Anything written by Michael Pollan is certain to be well worth reading. Books include "The Omnivore's Dilemma" and "The Botany of Desire". (The latter reveals that what Johnny Appleseed of history and legend promoted was not apples for eating, but rather apples to juice for hard cider: a sort of American Dionysus.) A recent article in NYT Magazine, "Unhappy Meals", gets more interesting with each page.

I made my first edit to Wikipedia yesterday. Thus far it's escaped the attention of vandals, many of whom seem obsessed with that entry.

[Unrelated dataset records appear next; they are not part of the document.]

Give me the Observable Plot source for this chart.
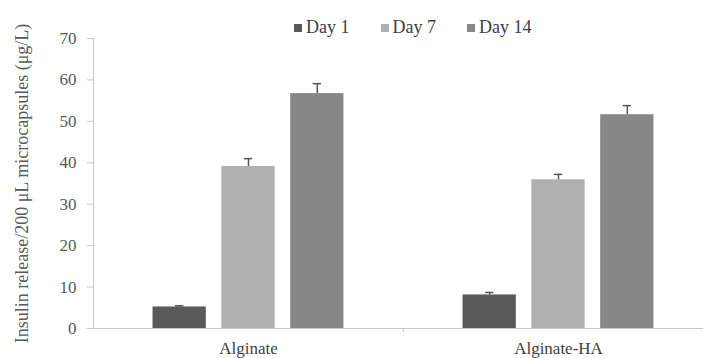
<!DOCTYPE html>
<html>
<head>
<meta charset="utf-8">
<script src="https://cdn.jsdelivr.net/npm/d3@7"></script>
<script src="https://cdn.jsdelivr.net/npm/@observablehq/plot@0.6"></script>
<style>
  html, body { margin: 0; padding: 0; background: #fff; overflow: hidden; }
  #wrap { position: relative; width: 703px; height: 358px; }
  #legend { position: absolute; left: 294px; top: 17px; display: flex; gap: 31px;
            font-family: "Liberation Serif", serif; font-size: 18px; color: #404040; }
  #legend .item { display: flex; align-items: center; }
  #legend .sw { width: 8px; height: 8px; margin-right: 4px; }
</style>
</head>
<body>
<div id="wrap"><div id="legend"></div></div>
<script>
const groups = ["Alginate", "Alginate-HA"];
const days = ["Day 1", "Day 7", "Day 14"];
const alginateValues = [5.2, 39.1, 56.7];
const alginateErrors = [0.3, 1.9, 2.4];
const alginateHAValues = [8.1, 35.9, 51.6];
const alginateHAErrors = [0.6, 1.3, 2.2];
const yTicks = [0, 10, 20, 30, 40, 50, 60, 70];
const dayColors = ["#5a5a5a", "#b0b0b0", "#878787"];
const yLabel = "Insulin release/200 \u03bcL microcapsules (\u03bcg/L)";

const rows = [];
days.forEach((d, i) => {
  rows.push({group: groups[0], day: d, value: alginateValues[i], err: alginateErrors[i]});
  rows.push({group: groups[1], day: d, value: alginateHAValues[i], err: alginateHAErrors[i]});
});

const H = 358, MT = 38, MB = 30;
const chart = Plot.plot({
  width: 703,
  height: H,
  marginLeft: 92,
  marginRight: -10,
  marginTop: MT,
  marginBottom: MB,
  style: {fontFamily: "Liberation Serif", fontSize: "17px", color: "#595959", background: "#fff"},
  fx: {domain: groups, padding: 0, label: null},
  x: {domain: days, paddingInner: 0.226, paddingOuter: 0.865, round: false, axis: null},
  y: {domain: [0, 70]},
  color: {domain: days, range: dayColors},
  marks: [
    Plot.frame({anchor: "left", facet: "super", stroke: "#c8c8c8"}),
    Plot.ruleY([0], {stroke: "#c8c8c8"}),
    Plot.ruleX([0], {x: null, facet: "super", insetTop: H - MT - MB, insetBottom: -4, stroke: "#c8c8c8"}),
    Plot.axisY({ticks: yTicks, tickSize: 6, tickPadding: 11, stroke: "#c8c8c8", fill: "#595959", fontSize: 17,
                label: null}),
    Plot.axisY({ticks: [], tickSize: 0, fill: "#595959", fontSize: 18,
                label: yLabel, labelAnchor: "center", labelArrow: "none", labelOffset: 78}),
    Plot.axisFx({anchor: "bottom", tickSize: 0, tickPadding: 13, label: null, fill: "#404040", fontSize: 17}),
    Plot.barY(rows, {fx: "group", x: "day", y: "value", fill: "day"}),
    Plot.ruleX(rows, {fx: "group", x: "day", y1: "value", y2: d => d.value + d.err, stroke: "#555", strokeWidth: 1.5}),
    Plot.tickY(rows, {fx: "group", x: "day", y: d => d.value + d.err, stroke: "#555", strokeWidth: 1.5, insetLeft: 22.5, insetRight: 22.5})
  ]
});
document.getElementById("wrap").prepend(chart);

const legend = document.getElementById("legend");
days.forEach((d, i) => {
  const item = document.createElement("div");
  item.className = "item";
  const sw = document.createElement("span");
  sw.className = "sw";
  sw.style.background = dayColors[i];
  const t = document.createElement("span");
  t.textContent = d;
  item.append(sw, t);
  legend.append(item);
});
</script>
</body>
</html>
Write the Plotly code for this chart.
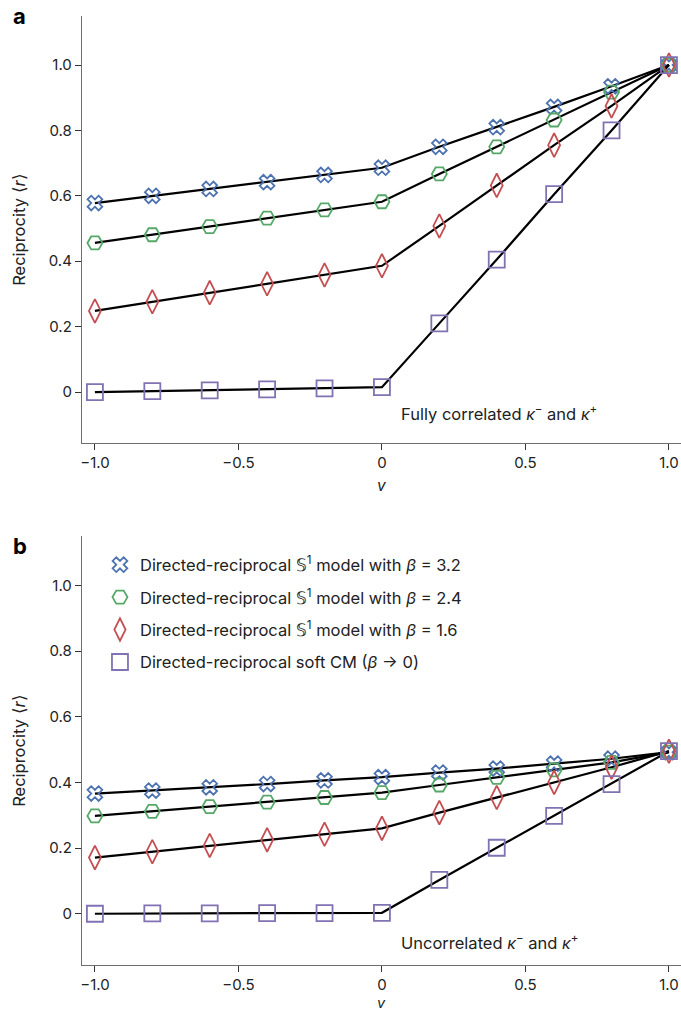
import plotly.graph_objects as go

v = [-1.0, -0.8, -0.6, -0.4, -0.2, 0.0, 0.2, 0.4, 0.6, 0.8, 1.0]

# Panel a: fully correlated
a_b32 = [0.578, 0.600, 0.621, 0.642, 0.664, 0.686, 0.750, 0.810, 0.872, 0.935, 1.0]
a_b24 = [0.456, 0.481, 0.506, 0.532, 0.557, 0.582, 0.667, 0.750, 0.832, 0.917, 1.0]
a_b16 = [0.248, 0.276, 0.304, 0.331, 0.358, 0.386, 0.508, 0.632, 0.755, 0.875, 1.0]
a_cm = [0.000, 0.003, 0.005, 0.008, 0.011, 0.015, 0.210, 0.405, 0.605, 0.800, 1.0]

# Panel b: uncorrelated
b_b32 = [0.366, 0.375, 0.385, 0.395, 0.406, 0.416, 0.430, 0.442, 0.457, 0.472, 0.492]
b_b24 = [0.298, 0.312, 0.326, 0.340, 0.354, 0.369, 0.392, 0.415, 0.438, 0.461, 0.492]
b_b16 = [0.171, 0.189, 0.208, 0.225, 0.242, 0.260, 0.308, 0.354, 0.400, 0.446, 0.495]
b_cm = [0.000, 0.001, 0.001, 0.002, 0.002, 0.003, 0.103, 0.201, 0.298, 0.395, 0.495]

names = ["Directed-reciprocal 𝕊<sup>1</sup> model with <i>β</i> = 3.2",
         "Directed-reciprocal 𝕊<sup>1</sup> model with <i>β</i> = 2.4",
         "Directed-reciprocal 𝕊<sup>1</sup> model with <i>β</i> = 1.6",
         "Directed-reciprocal soft CM (<i>β</i> → 0)"]
colors = ["#4c72b0", "#55a868", "#c44e52", "#8172b2"]
symbols = ["x-open", "hexagon2-open", "diamond-tall-open", "square-open"]
sizes = [13, 15, 17, 16]

x_ticks = [-1.0, -0.5, 0, 0.5, 1.0]
x_labels = ["−1.0", "−0.5", "0", "0.5", "1.0"]
y_ticks = [0, 0.2, 0.4, 0.6, 0.8, 1.0]
y_labels = ["0", "0.2", "0.4", "0.6", "0.8", "1.0"]

FONT = "Inter"
TXT = 16.5
fig = go.Figure()

panels = [("x", "y", [a_b32, a_b24, a_b16, a_cm]),
          ("x2", "y2", [b_b32, b_b24, b_b16, b_cm])]

for xa, ya, series in panels:
    for s in series:
        fig.add_trace(go.Scatter(x=v, y=s, mode="lines", xaxis=xa, yaxis=ya,
                                 line=dict(color="black", width=2.2),
                                 showlegend=False, hoverinfo="skip"))
for pi, (xa, ya, series) in enumerate(panels):
    for i, s in enumerate(series):
        fig.add_trace(go.Scatter(x=v, y=s, mode="markers", xaxis=xa, yaxis=ya,
                                 name=names[i], legendgroup="g%d" % i,
                                 marker=dict(symbol=symbols[i], size=sizes[i],
                                             color=colors[i],
                                             line=dict(color=colors[i], width=1.8)),
                                 showlegend=(pi == 1)))

axis_common = dict(showgrid=False, zeroline=False, showline=True,
                   linecolor="#6e6e6e", linewidth=1.3, ticks="outside",
                   ticklen=6, tickwidth=1.2, tickcolor="#333",
                   tickfont=dict(family=FONT, size=15, color="#222"))

xrange = [-1.045, 1.042]
yrange = [-0.156, 1.15]

fig.update_layout(
    width=681, height=1010,
    margin=dict(l=82, r=0, t=16, b=45),
    paper_bgcolor="white", plot_bgcolor="white",
    font=dict(family=FONT, color="#222"),
    xaxis=dict(domain=[0, 1], anchor="y", range=xrange, tickvals=x_ticks,
               ticktext=x_labels, **axis_common),
    yaxis=dict(domain=[0.550, 1.0], anchor="x", range=yrange, tickvals=y_ticks,
               ticktext=y_labels,
               title=dict(text="Reciprocity ⟨<i>r</i>⟩", font=dict(family=FONT, size=TXT), standoff=18),
               **axis_common),
    xaxis2=dict(domain=[0, 1], anchor="y2", range=xrange, tickvals=x_ticks,
                ticktext=x_labels, **axis_common),
    yaxis2=dict(domain=[0, 0.452], anchor="x2", range=yrange, tickvals=y_ticks,
                ticktext=y_labels,
                title=dict(text="Reciprocity ⟨<i>r</i>⟩", font=dict(family=FONT, size=TXT), standoff=18),
                **axis_common),
    legend=dict(x=0.03, y=0.44, xanchor="left", yanchor="top",
                bgcolor="rgba(0,0,0,0)", font=dict(family=FONT, size=TXT, color="#222"),
                tracegroupgap=8, itemwidth=30),
)

# x-axis titles
fig.add_annotation(text="<i>v</i>", xref="x", yref="paper", x=0, y=(965 - 486) / 949,
                   xanchor="center", yanchor="middle", showarrow=False,
                   font=dict(family=FONT, size=15.5, color="#222"))
fig.add_annotation(text="<i>v</i>", xref="x2", yref="paper", x=0, y=(965 - 1002) / 949,
                   xanchor="center", yanchor="middle", showarrow=False,
                   font=dict(family=FONT, size=14.5, color="#222"))

fig.add_annotation(text="<b>a</b>", xref="paper", yref="paper", x=(11 - 82) / 599, y=1.0,
                   xanchor="left", yanchor="middle", showarrow=False, yshift=0,
                   font=dict(family=FONT, size=22, color="black"))
fig.add_annotation(text="<b>b</b>", xref="paper", yref="paper", x=(11 - 82) / 599, y=0.452,
                   xanchor="left", yanchor="middle", showarrow=False, yshift=-10,
                   font=dict(family=FONT, size=22, color="black"))
fig.add_annotation(text="Fully correlated <i>κ</i><sup>−</sup> and <i>κ</i><sup>+</sup>",
                   xref="x", yref="y", x=0.06, y=-0.065, xanchor="left",
                   showarrow=False, font=dict(family=FONT, size=TXT, color="#222"))
fig.add_annotation(text="Uncorrelated <i>κ</i><sup>−</sup> and <i>κ</i><sup>+</sup>",
                   xref="x2", yref="y2", x=0.06, y=-0.085, xanchor="left",
                   showarrow=False, font=dict(family=FONT, size=TXT, color="#222"))

fig.write_html("out.html", post_script="document.body.style.margin='0';",
               config={"displayModeBar": False})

You may take my word for this: it is always a mistake to write a program named "stupid". The number of ways in which it will turn out to have been a mistake is unlimited. First, you code it. Normally, an omitted #include is no big deal, but now you feel stupid about it. Likewise any bugs (which you really ought not to have in such a little program -- right?). When you give the program to someone else (say, your boss), can they ask you how to run it? What if it doesn't work right? Who, precisely, in each instance, is being called, or thinks he might have been called, or is made to feel, stupid?

Every soon-to-graduate Computer Science student should be assigned to write that program. The truly smart ones will refuse, but how many of those are there? Give an automatic "A" to anybody who does; that's somebody who really understands software.